I’m not too worried about making a ‘perfect stroke.’ I’m far more worried about speed. That is my top priority. Took me awhile to really believe that speed was that important, but it really is. I played a course a little while ago called Shingle Creek in Orlando and shot 68 and made some huge putts. A 60 footer on one hole. A 30 footer and two 20-footers along with a couple of testy 10 footers. What I noticed that day is that my speed was impeccable. None of these putts were ramming into the cup or even barely dying in the hole, they were just the optimal speed. That’s when I fully understood why speed is so important. Good speed optimizes the capture width of the cup (the ‘size’ of the cup that the ball will go into at a given speed). I had been working diligently on speed/touch using Mangum’s tempo and rhythm techniques in the DVD. I guess I believed him when he said how important speed on a putt was, but I didn’t really believe him until that day that I made so many of those putts.

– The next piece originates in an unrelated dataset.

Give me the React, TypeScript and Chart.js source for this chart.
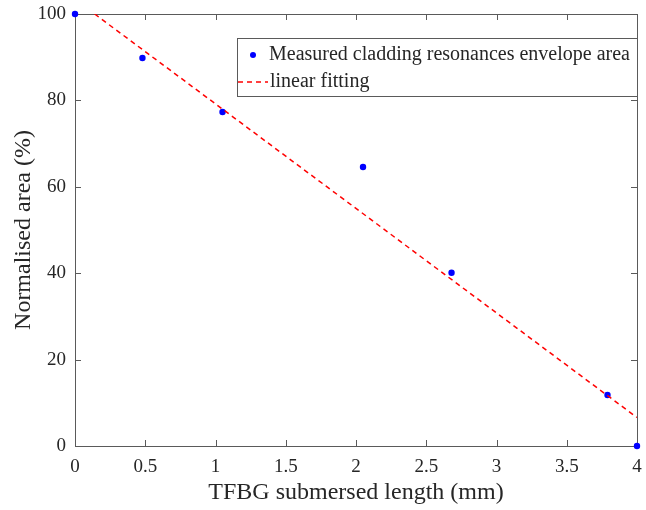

Still, it has really almost nothing to do with making a perfect stroke, but using your brain and using your tempo and rhythm to your advantage.

Other than that, I agree a lot with Mangum on grip pressure with putters and changed that. I’ve noticed it has allowed my to keep the face square past impact. I have a tendency to close the face too much and miss putts when my timing isn’t on.

To me, it’s a lot like the swing…it’s not about being perfect. But, if you’re ‘off track’ a bit that forces you to make moves to get back on track. A guy like Isao Aoki could make those moves to get ‘back on track.’ Somebody like myself can’t make those moves to get back on track. So I’d rather be on track from the get go or minimize the amount ‘off track’ that I am.

3JACK

Does anyone regularly practice the ABS drills with their eyes closed? I sometimes do the Mod #1 bag drill that way to get a heightened sense of the forces at work.

Senior Gumby

I do when I remember… I’m a senior also :laughing: . Others on this site have recommended it also.